Vault strategy

Consider the example for the put selling strategy; let's assume the Eth spot price is at $3000 and sell the 2700CE option. Let's check the possible scenarios for the strategy

Strategy setup -

  • Sell 2700PE and receive $300 as a premium and always remember that it's a far OTM call option.

After we initiate the trade, the market can move in any direction and expire at any level. Therefore let us take up a few scenarios to get a sense of what would happen to the put selling strategy for different levels of expiry.

Scenario 1 - Ethereum price expires at $3100 (above the strike price)

The value of the put options would depend upon their intrinsic value. The intrinsic value of a put option upon expiry is –

Max [0, Strike - Spot] => Max[0, 2700-3100] = 0

The 2700PE option has 0 intrinsic value, but since we have sold/written this option, we get to retain the premium of $300.

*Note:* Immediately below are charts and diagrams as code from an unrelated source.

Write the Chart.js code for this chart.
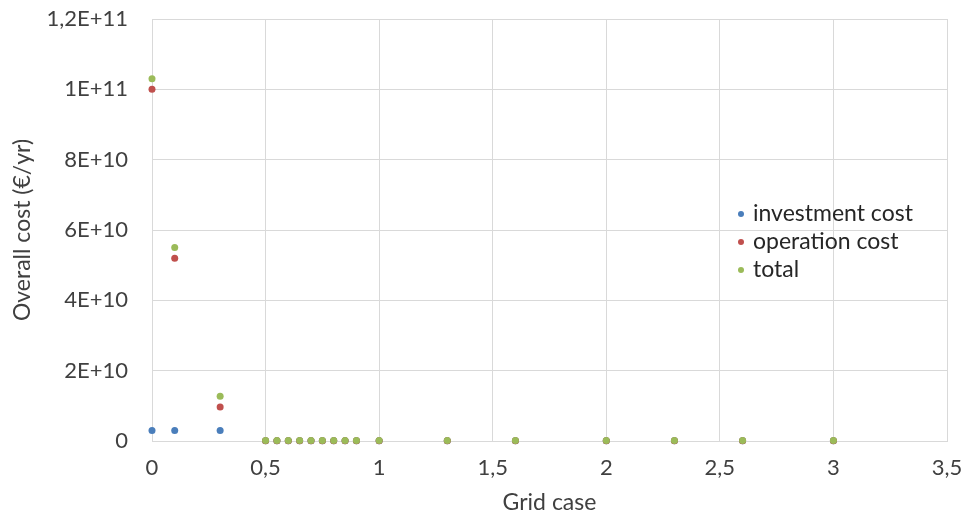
<!DOCTYPE html>
<html>
<head>
<meta charset="utf-8">
<script src="https://cdn.jsdelivr.net/npm/chart.js@4.4.0/dist/chart.umd.min.js"></script>
<style>
  html, body { margin: 0; padding: 0; background: #ffffff; }
  #wrap { width: 966px; height: 514px; }
</style>
</head>
<body>
<div id="wrap"><canvas id="myChart" width="966" height="514"></canvas></div>
<script>
// grid case values (x) and the three cost series (€/yr)
var gridCase = [0, 0.1, 0.3, 0.5, 0.55, 0.6, 0.65, 0.7, 0.75, 0.8, 0.85, 0.9, 1, 1.3, 1.6, 2, 2.3, 2.6, 3];
var investmentCost = [3e9, 3e9, 3e9, 1e8, 1e8, 1e8, 1e8, 1e8, 1e8, 1e8, 1e8, 1e8, 1e8, 1e8, 1e8, 1e8, 1e8, 1e8, 1e8];
var operationCost = [1e11, 5.2e10, 9.7e9, 5e7, 5e7, 5e7, 5e7, 5e7, 5e7, 5e7, 5e7, 5e7, 5e7, 5e7, 5e7, 5e7, 5e7, 5e7, 5e7];
var totalCost = [1.03e11, 5.5e10, 1.27e10, 1.5e8, 1.5e8, 1.5e8, 1.5e8, 1.5e8, 1.5e8, 1.5e8, 1.5e8, 1.5e8, 1.5e8, 1.5e8, 1.5e8, 1.5e8, 1.5e8, 1.5e8, 1.5e8];
var seriesNames = ['investment cost', 'operation cost', 'total'];
var seriesColors = ['#4a7ebb', '#c0504d', '#9bbb59'];

function toPoints(ys) {
    return gridCase.map(function (x, i) { return { x: x, y: ys[i] }; });
}

function sciLabel(v) {
    if (v === 0) return '0';
    var e = Math.floor(Math.log10(v) + 1e-9);
    var m = Math.round(v / Math.pow(10, e) * 10) / 10;
    return String(m).replace('.', ',') + 'E+' + e;
}

var fontFam = 'Lato, "Open Sans", sans-serif';
var textCol = '#404040';

// legend drawn inside the plot, like the original
var innerLegend = {
    id: 'innerLegend',
    afterDraw: function (chart) {
        var c = chart.ctx;
        c.save();
        c.font = '23px ' + fontFam;
        c.textBaseline = 'middle';
        for (var i = 0; i < seriesNames.length; i++) {
            var y = 214 + i * 28;
            c.fillStyle = seriesColors[i];
            c.beginPath();
            c.arc(741, y, 3, 0, Math.PI * 2);
            c.fill();
            c.fillStyle = '#262626';
            c.fillText(seriesNames[i], 753, y);
        }
        c.restore();
    }
};

function ds(i, ys, ord) {
    return {
        label: seriesNames[i],
        data: toPoints(ys),
        backgroundColor: seriesColors[i],
        borderWidth: 0,
        pointRadius: 3.5,
        clip: false,
        order: ord
    };
}

const ctx = document.getElementById('myChart').getContext('2d');
var myChartConfig = {
    type: 'scatter',
    data: {
        datasets: [
            ds(0, investmentCost, 3),
            ds(1, operationCost, 2),
            ds(2, totalCost, 1)
        ]
    },
    options: {
        responsive: false,
        animation: false,
        layout: { padding: { top: 19, right: 19, left: 0, bottom: 0 } },
        plugins: {
            legend: { display: false },
            tooltip: { enabled: false }
        },
        scales: {
            x: {
                type: 'linear',
                min: 0,
                max: 3.5,
                ticks: {
                    stepSize: 0.5,
                    padding: 14,
                    color: textCol,
                    font: { family: fontFam, size: 22 },
                    callback: function (v) { return String(v).replace('.', ','); }
                },
                grid: { color: '#d9d9d9', drawTicks: false },
                border: { color: '#d9d9d9' },
                title: {
                    display: true,
                    text: 'Grid case',
                    color: textCol,
                    font: { family: fontFam, size: 23, lineHeight: 1 },
                    padding: { top: 0, bottom: 0 }
                },
                afterFit: function (s) {
                    s.height = 73;
                    s.paddingLeft = 0;
                    s.paddingRight = 0;
                }
            },
            y: {
                min: 0,
                max: 1.2e11,
                ticks: {
                    stepSize: 2e10,
                    padding: 24,
                    color: textCol,
                    font: { family: fontFam, size: 22 },
                    callback: function (v) { return sciLabel(v); }
                },
                grid: { color: '#d9d9d9', drawTicks: false },
                border: { color: '#d9d9d9' },
                title: {
                    display: true,
                    text: 'Overall cost (€/yr)',
                    color: textCol,
                    font: { family: fontFam, size: 23, lineHeight: 1 },
                    padding: { top: 11, bottom: 0 }
                },
                afterFit: function (s) {
                    s.width = 152;
                    s.paddingTop = 0;
                    s.paddingBottom = 0;
                }
            }
        }
    },
    plugins: [innerLegend]
};
const myChart = new Chart(ctx, myChartConfig);
</script>
</body>
</html>
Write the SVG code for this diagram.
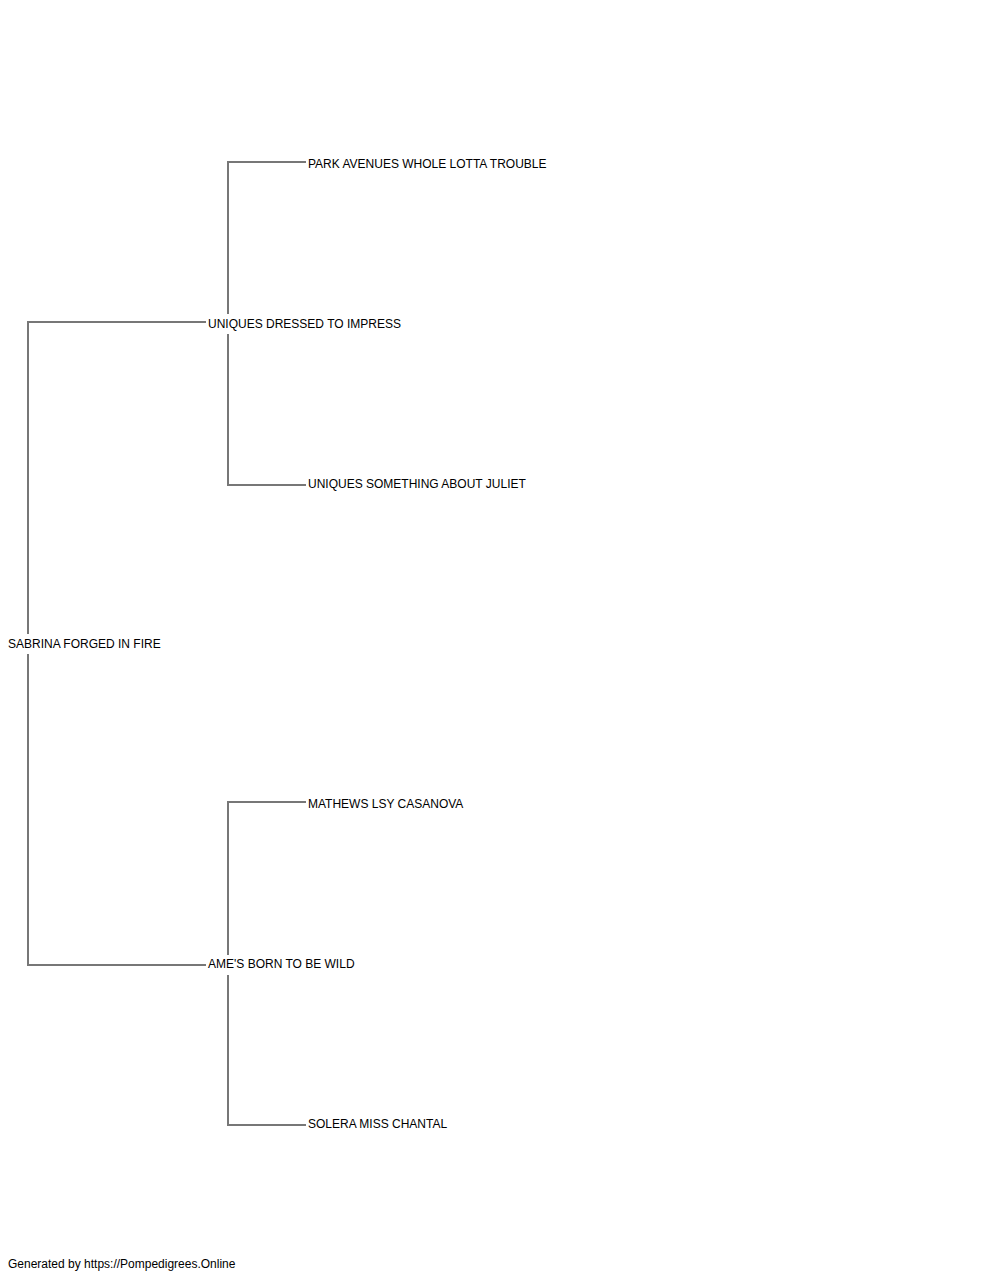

Put selling strategy payoff would be: $300

Scenario 2 - Ethereum price expires at $2700 (at the strike price)

So the maths will look like this-

Max [0, 2700-2700] = 0

The result would be the same as above. We(Seller) get to retain the premium of $300.

Put selling strategy payoff would be: $300

Scenario 3 - Ethereum price expires at $2300 (below the strike price)

We assumed the market to be moderately bullish, but the market comes out as aggressively bearish. In this case, the option seller of the put option will suffer a loss proportional to downward movement.

Maths will look like this -

Max[0, 2700-2300] = 400

Put selling strategy payoff would be: 300 - 400 = -$100.

Strategy setup - Sell 2700CE
Eth spot price - $3000
Premium= $300

expires at $3100 (above the strike price)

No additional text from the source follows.